Il responsabile per la prevenzione e la sicurezza assume, in prevalenza, compiti di consulenza ed indirizzo. Ciò, tuttavia, non esclude l’ipotesi non infrequente che il predetto, esuberando dai propri compiti di consulenza, fornendo indicazioni operative inadeguate o mancando di approntare specifici progetti d’intervento volti ad assicurare la sicurezza delle condizioni lavorative, venga anch’egli chiamato in penale responsabilità, senza perciò, comunque, sgravare la posizione del garante principale. (Cass. pen. IV 2814/2010).

Al R.S.P.P veniva contestato di non avere verificato e attuato i presidi antinfortunistici in relazione alle corrette procedure di lavorazione, di non aver previsto la prassi irregolare di utilizzare il piano in costruzione come zona di lavoro e conseguentemente indicato opportune misure precauzionali.

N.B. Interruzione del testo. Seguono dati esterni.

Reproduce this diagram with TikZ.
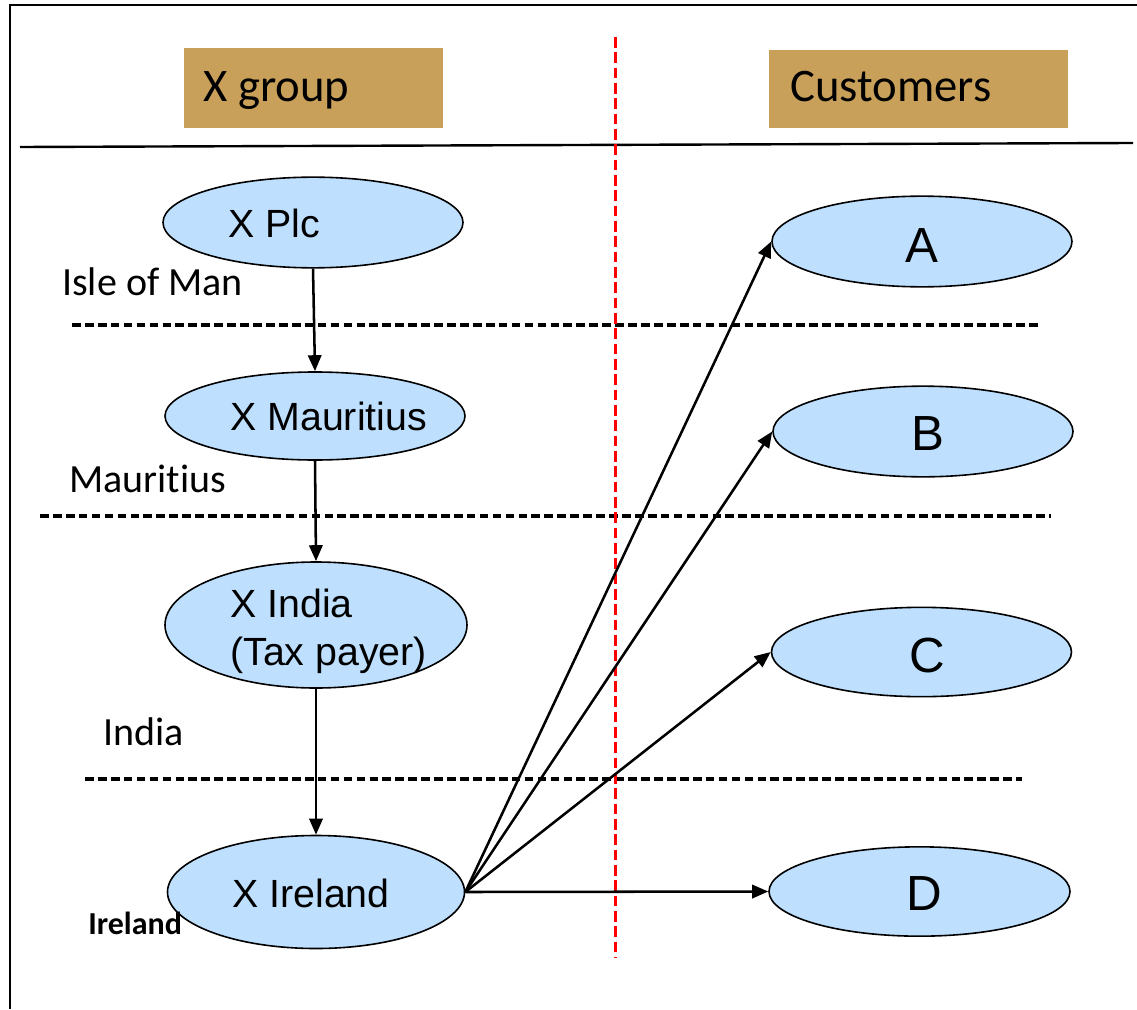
\documentclass[tikz,border=0pt]{standalone}
\usepackage{fontspec}
\setmainfont{Liberation Sans}
\newfontfamily\carlito[Ligatures={NoCommon,NoContextual}]{Carlito}
\usetikzlibrary{shapes.geometric,arrows.meta}
\definecolor{nodeblue}{RGB}{190,224,254}
\definecolor{headtan}{RGB}{200,160,90}
\begin{document}
\begin{tikzpicture}[x=0.75pt,y=-0.75pt,
  ent/.style={ellipse,draw=black,line width=1.2pt,fill=nodeblue,inner sep=0pt},
  etext/.style={font=\fontsize{29.5}{34}\selectfont,inner sep=0pt},
  ltext/.style={font=\fontsize{37}{42}\selectfont,inner sep=0pt},
  region/.style={font=\carlito\fontsize{30}{34}\selectfont,inner sep=0pt,anchor=base west},
  headtext/.style={font=\carlito\fontsize{35}{40}\selectfont,inner sep=0pt,anchor=base west},
  sep/.style={line width=2.4pt,dash pattern=on 6.5pt off 3.2pt},
  conn/.style={line width=1.9pt,-{Triangle[length=12pt,width=10pt]}}]
\useasboundingbox (0,0) rectangle (1137,1009);
% frame
\draw[line width=1.8pt] (1137,5) -- (10,5) -- (10,1009);
% headers
\fill[headtan] (184,48) rectangle (443,128);
\node[headtext] (hx) at (203,102) {X group};
\fill[headtan] (769,50) rectangle (1068,128);
\node[headtext] (hc) at (790,102) {Customers};
\draw[line width=1.8pt] (20,147) -- (1133,143);
% separators
\draw[sep] (72,325) -- (1039,325);
\draw[sep] (40,516) -- (1051,516);
\draw[sep] (85,779) -- (1022,779);
% ellipses
\node[ent,minimum width=225pt,minimum height=68pt] (plc) at (313,222.5) {};
\node[ent,minimum width=225pt,minimum height=66pt] (maur) at (315,416) {};
\node[ent,minimum width=226.5pt,minimum height=94.5pt] (india) at (316,625) {};
\node[ent,minimum width=222.75pt,minimum height=84.75pt] (irl) at (316,892) {};
\node[ent,minimum width=225pt,minimum height=68pt] (A) at (922,241.5) {};
\node[ent,minimum width=225pt,minimum height=68pt] (B) at (923,431.5) {};
\node[ent,minimum width=225pt,minimum height=67pt] (C) at (921.5,652) {};
\node[ent,minimum width=225.75pt,minimum height=67pt] (D) at (919.5,891.5) {};
% texts in ellipses
\node[etext,anchor=base west] (tplc) at (228,238) {X Plc};
\node[etext,anchor=base west] (tmaur) at (230,430) {X Mauritius};
\node[etext,anchor=base west] (tind1) at (230,617) {X India};
\node[etext,anchor=base west] (tind2) at (230,665) {(Tax payer)};
\node[etext,anchor=base west] (tirl) at (232,907) {X Ireland};
\node[ltext,anchor=base] (tA) at (922,262) {A};
\node[ltext,anchor=base] (tB) at (928,450) {B};
\node[ltext,anchor=base] (tC) at (927,672) {C};
\node[ltext,anchor=base] (tD) at (924,910) {D};
% region labels
\node[region] (lim) at (62,295) {Isle of Man};
\node[region] (lma) at (69,492) {Mauritius};
\node[region] (lin) at (103,745) {India};
\node[region,font=\carlito\bfseries\fontsize{24}{28}\selectfont] (lir) at (88,934) {Ireland};
% red divider
\draw[red,line width=2.4pt,dash pattern=on 8pt off 3.5pt] (615.5,37) -- (615.5,958);
% connectors
\draw[conn] (plc.south) -- (maur.north);
\draw[conn] (maur.south) -- (india.north);
\draw[conn] (india.south) -- (irl.north);
\draw[conn] (irl.east) -- (A.west);
\draw[conn] (irl.east) -- (B.west);
\draw[conn] (irl.east) -- (C.west);
\draw[conn] (irl.east) -- (D.west);
\end{tikzpicture}
\end{document}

La Cassazione ha rilevato che tale profilo di responsabilità colposa non si addiceva al ruolo del RSPP che con la sua opera di consulenza ha il dovere d’individuare le corrette procedure di lavorazione per prevenire i rischi infortunistici, vigilare perchè siano sempre verificabili e, quindi, modificabili, le misure e le cautele indicate, tener conto delle osservazioni pervenute e delle difficoltà incontrate, nonchè delle anomalie alle quali porre rimedio. Non è tuttavia richiesto al R.S.P.P una assidua e penetrante opera di controllo e repressione delle trasgressioni come nel caso in esame in cui il pericolo derivava da condotte lavorative transitorie non conformi al P.C.S.

Il fatto non poteva collegarsi ad una rilevante condotta colpevole del R.S.P.P che è stato assolto.